The process does not work like that. As more Bitcoins are mined (well in fact mathematically found) the level of difficulty is raised, so it takes more work to find the next bitcoin. The whole process was designed to make it harder to find valid results over time/coins found. In the last 6 months the level of difficulty has increased by nearly a 4x and over the last 2 years the increase has been 614x.
The original designer of the process was a very clever guy as the whole thing is built around a process that builds complexity and therefore scarcity as and when the concept goes main stream. The issue is then backed up by the fact that there is a finite number of Bitcoins that can be found. For the people involved in this 'world' this finite number is what is driving them as it indicates a limited resource - few people seem to have noticed that it is possible to have an infinite number of Bitcoin like solutions and at the last count their was already 1,300 different coins around.

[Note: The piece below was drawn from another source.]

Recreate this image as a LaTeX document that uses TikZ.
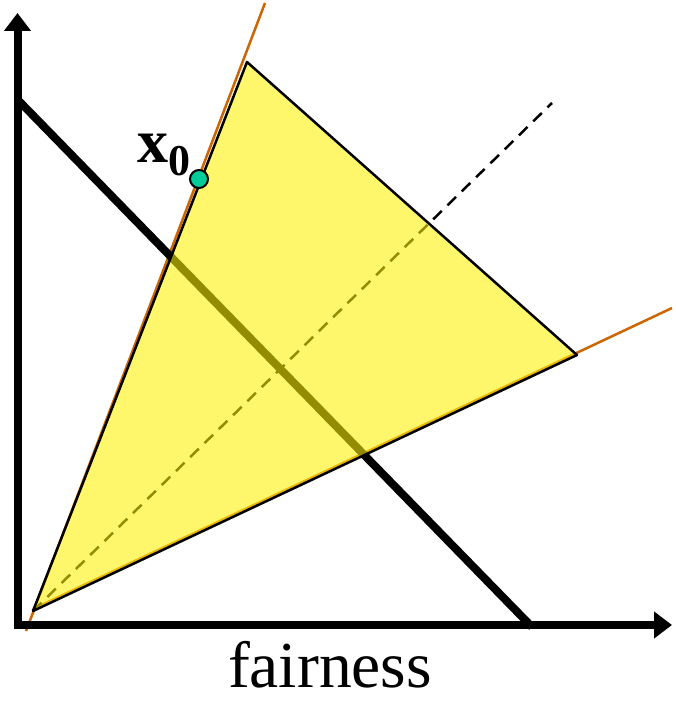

Even a Bitcoin has zero scarcity as while there can only be a maximum 21m of them they can be subdivided. Currently the system supports division down to 8 decimal places, but even this can be increased. Again this drives the current concept of scarcity as if you own a Bitcoin it could 'become' far more valuable if such a change takes place. The reality is far more mundane, any state or business that wants to use a coin based system will just deploy their own and mine the coins themselves.